With little fanfare, the UK government released the findings of the House of Lords’ Committee on AI yesterday, AI in the UK: Ready, Willing and Able?
As the CEO of a fast-growing AI technology company based out of the Big Smoke, I was invited by the All-Party Parliamentary Group (APPG) on Artificial Intelligence to give evidence on the matter in October of last year.
The evidence I presented at the House of Parliament in London on ‘How the UK can become a global Artificial Intelligence leader’ was based upon my experience in starting, growing and running a tech scaleup in the United Kingdom. And indeed, I was keen to see if my advice was taken.
I made three specific recommendations: “Let’s make the Great British AI economy a global leader. To do so by supporting policy that:
- ensures our future AI talent pool represents the country’s diversity;
- keeps our doors open to innovators, and future innovators, from around the world;
- economically encourage companies to start, and grow, on our shores.”
Much of the committee’s findings were in line with mine. The citing of particular large technology companies, for example, as potential monopolistic entities; that issue is beyond the scope of AI policy - it’s one for competition regulators. But - how did the government do? Let’s deep dive.
1. Ensuring the AI talent pool represents the country’s diversity
The report recommended creating 200 new PhD places for AI, and a new Masters programme with an initial 300-person cohort, with quotas to ensure all members of society are represented, both in terms of gender, ethnicity and the like.

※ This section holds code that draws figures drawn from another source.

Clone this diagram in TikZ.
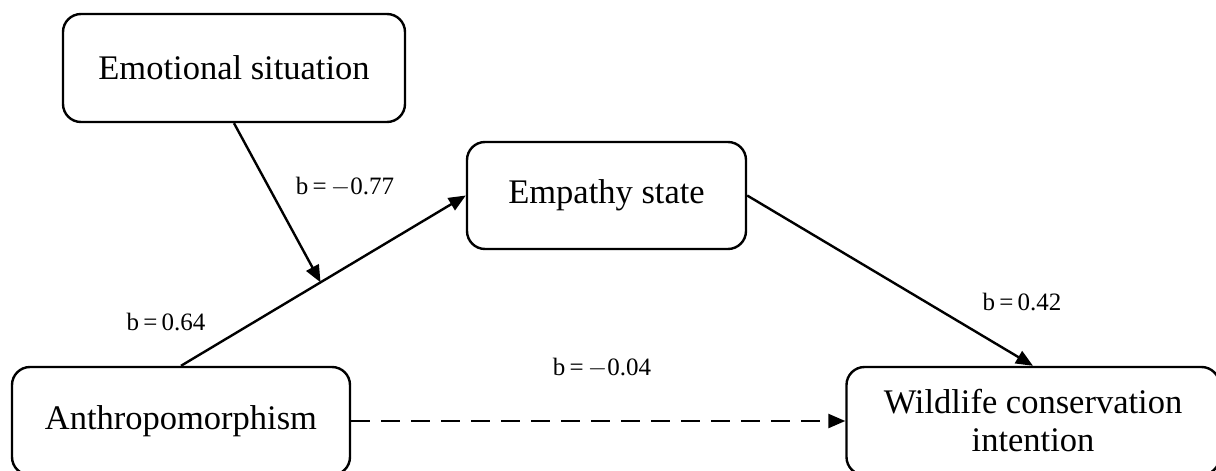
\documentclass[tikz,border=0pt]{standalone}
\usepackage{fontspec}
\setmainfont{Liberation Serif}
\usetikzlibrary{arrows.meta,shapes,positioning,calc}

\begin{document}
\begin{tikzpicture}[x=1pt, y=-1pt,
    box/.style={draw, rectangle, rounded corners=18pt, line width=2.4pt, minimum height=108pt, font=\fontsize{34.5}{38}\selectfont, align=center},
    coef/.style={font=\fontsize{25}{29}\selectfont},
    arrow/.style={-{Triangle[length=17pt, width=14pt]}, line width=2.4pt}
]
\useasboundingbox (0,0) rectangle (1216,471);

% Moderator
\node[box, minimum width=342pt] (emotion) at (234,68) {Emotional situation};

% Mediator
\node[box, minimum width=279pt, minimum height=107pt] (empathy) at (606.5,195.5) {Empathy state};

% Predictor and outcome
\node[box, minimum width=338pt] (anthro) at (181,421) {Anthropomorphism};
\node[box, minimum width=373pt] (wildlife) at (1033,421) {Wildlife conservation\\intention};

% Arrows
\draw[arrow] (anthro.north) -- (empathy.west);
\coordinate (modpoint) at ($(anthro.north)!0.49!(empathy.west)$);
\draw[arrow] (emotion.south) -- (modpoint);
\draw[arrow] (empathy.east) -- (wildlife.north);
\draw[arrow, dash pattern=on 19pt off 11pt] (anthro.east) -- (wildlife.west);

% Coefficients
\node[coef] (bmod) at (345,187) {b\,=\,$-$0.77};
\node[coef] (ba) at (166,322) {b\,=\,0.64};
\node[coef] (bb) at (1022,302) {b\,=\,0.42};
\node[coef] (bc) at (602,368) {b\,=\,$-$0.04};

\end{tikzpicture}
\end{document}
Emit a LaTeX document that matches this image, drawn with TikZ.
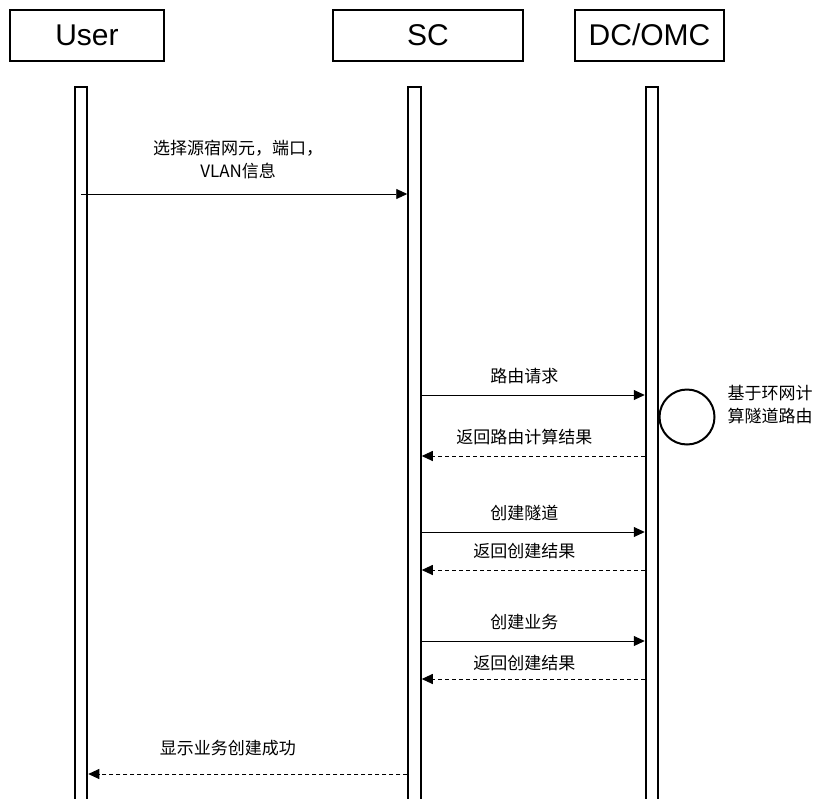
\documentclass[tikz,border=0pt]{standalone}
\usepackage{fontspec}
\setmainfont{Liberation Sans}
\newfontfamily\cjk{Noto Sans CJK SC}
\usetikzlibrary{arrows.meta,positioning}

\begin{document}
\begin{tikzpicture}[
  x=1pt, y=-1pt,
  actor/.style={draw, line width=2pt, minimum height=51pt, inner sep=0pt,
                font=\fontsize{30}{32}\selectfont},
  lifeline/.style={draw, line width=2pt, minimum width=12.5pt, minimum height=730pt,
                   inner sep=0pt, anchor=north},
  msg/.style={line width=0.9pt, -{Triangle[length=11pt,width=10pt]}},
  reply/.style={msg, dash pattern=on 4pt off 3pt},
  lbl/.style={font=\fontsize{17}{23}\selectfont\cjk, align=center, inner sep=2pt}
]
  \useasboundingbox (0,0) rectangle (819,798);

  % participants
  \node[actor, minimum width=154pt] (user) at (87,35)    {User};
  \node[actor, minimum width=190pt] (sc)   at (428,35)   {SC};
  \node[actor, minimum width=149pt] (dc)   at (649.5,35) {DC/OMC};

  % lifelines
  \node[lifeline] (userbar) at (81,86)    {};
  \node[lifeline] (scbar)   at (414.5,86) {};
  \node[lifeline] (dcbar)   at (652,86)   {};

  % messages
  \draw[msg] (userbar.center |- 0,194) -- (scbar.west |- 0,194)
    node[lbl, midway, above=13pt, xshift=-6pt] {选择源宿网元，端口，\\VLAN信息};
  \draw[msg] (scbar.east |- 0,395) -- (dcbar.west |- 0,395)
    node[lbl, midway, above=9pt, xshift=-9pt] {路由请求};
  \draw[reply] (dcbar.west |- 0,456) -- (scbar.east |- 0,456)
    node[lbl, midway, above=9pt, xshift=-9pt] {返回路由计算结果};
  \draw[msg] (scbar.east |- 0,532) -- (dcbar.west |- 0,532)
    node[lbl, midway, above=9pt, xshift=-9pt] {创建隧道};
  \draw[reply] (dcbar.west |- 0,570) -- (scbar.east |- 0,570)
    node[lbl, midway, above=9pt, xshift=-9pt] {返回创建结果};
  \draw[msg] (scbar.east |- 0,641) -- (dcbar.west |- 0,641)
    node[lbl, midway, above=9pt, xshift=-9pt] {创建业务};
  \draw[reply] (dcbar.west |- 0,679) -- (scbar.east |- 0,679)
    node[lbl, midway, above=6pt, xshift=-9pt] {返回创建结果};
  \draw[reply] (scbar.west |- 0,774) -- (userbar.east |- 0,774)
    node[lbl, midway, above=16pt, xshift=-20pt] {显示业务创建成功};

  % self action on DC/OMC
  \node[draw, circle, line width=2pt, minimum size=55pt, inner sep=0pt] (route) at (687,417) {};
  \node[lbl, align=left, anchor=west, xshift=10pt, yshift=12pt] (routetxt) at (route.east) {基于环网计\\算隧道路由};
\end{tikzpicture}
\end{document}
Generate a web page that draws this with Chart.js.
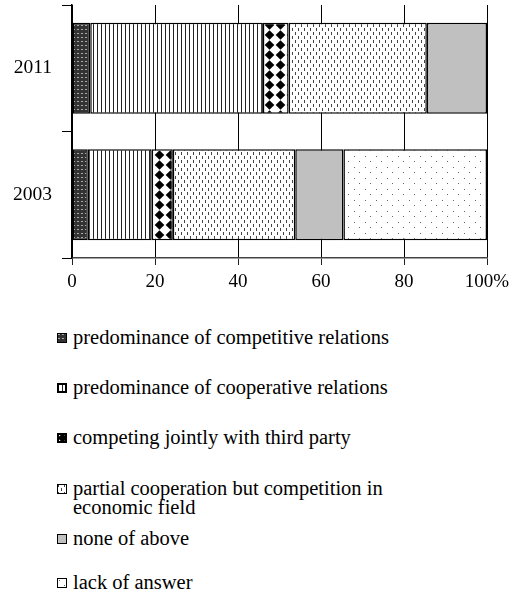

Well, that’s a good start. But it’s a drop in the bucket. Though it’s a great notion, you can’t simply churn out new PhDs and create instant billionaires. As anyone who’s been in the world of work knows, skills are great - but knowing how to operate in a commercial environment requires experience.
Furthermore, the creation of new PhD places created holds no guarantee that a wide range of people will apply for these positions. Some of the diversity stats were daunting – only 7% of people taking computer science A-levels are female. Clearly, the problem is systemic, and won’t be fixed by subsidising a few PhD spots.
In an attempt to combat social immobility in the sector, the government has committed to creating more publicly-funded scholarships for AI research. This, from my perspective, is laudable. The multiple years required to study AI academically is a financial impossibility for many people from lower socio-economic brackets. This prevents incredibly intelligent and talented people, who can’t afford to go to school for 10 years, from accessing their chosen field of education.
The question that remains is: is it enough? Rags-to-riches stories are rare in the UK when compared to contemporary Western nations. Whilst the intention is good, I’m not convinced the scale of the efforts are enough.
2. Keep our doors open to innovators – and future innovators – from around the world;
The government also announced that they’ll be increasing Tier 1 visas (highly-skilled immigrants) from 1000 to 2000 per year. Again, it’s a drop in the bucket. 2000 new, highly-skilled immigrants to enter a workforce of tens of millions, with more people retiring than ever before, seems an imprudent under-estimate of requirements.
Present statistics indicate that 6% of the UK’s tech workforce hails from the EU, and 7% from non-EU countries. And the 6% EU is growing faster than anywhere - because London has become the go-to destination for ambitious European developers.
‘2000 new people per year’ is a quota - and anyone who’s taken Economics 101 knows quotas are an inefficient instrument. Until now, the EU’s open borders have let the labour market demand to dictate when it’s economically beneficial for people to move here.
As a result, I foresee a flatline. Big tech companies will be able to throw money at a shrinking pool of developers. In turn, this will cause an obvious spike in salary inflation, putting pressure on small innovators.
In short, this policy falls short of what the UK’s tech sector needs by a long distance.
3. Economically encourage companies to start, and grow, on our shores
This part of the policy document was the shortest, and was positioned at the very end. It spoke of maintaining the UK’s role as a leader in AI R&D. The recommendations were thin on the ground, and spoke of private business collaboration with academia, with no mention of economic incentives.
This is the part of the document that worries me.
They spoke of university spin-outs, which are great - many companies have been founded like this, for example Google. But the vast majority of companies, in AI or otherwise, are not academic spin-outs. I would have liked to have seen some support for these companies, of which Phrasee, the company I’ve co-founded, is one.
Overall, this report gets a 6.5/10
Much of the report covered philosophical implications of AI, which are important conversations to be had - but if the right people and companies aren’t in place, then the existential concerns are moot.
I hope, moving forward, the UK’s AI policy will double-down on the people that make AI happen, and make this country a world leader. To be this, we need home-grown tech companies, a bubbling pool of future talent, and government-led incentives to encourage business growth. We haven’t seen that yet - but hopefully we will soon.
There's still a huge amount of uncertainty in the UK, especially regarding Brexit and technical transformation. These policy recommendations are a good start, and hopefully indicative of progress. What I do know is this: we'll keep building our awesome company no matter what, and I expect others in the industry will do the same.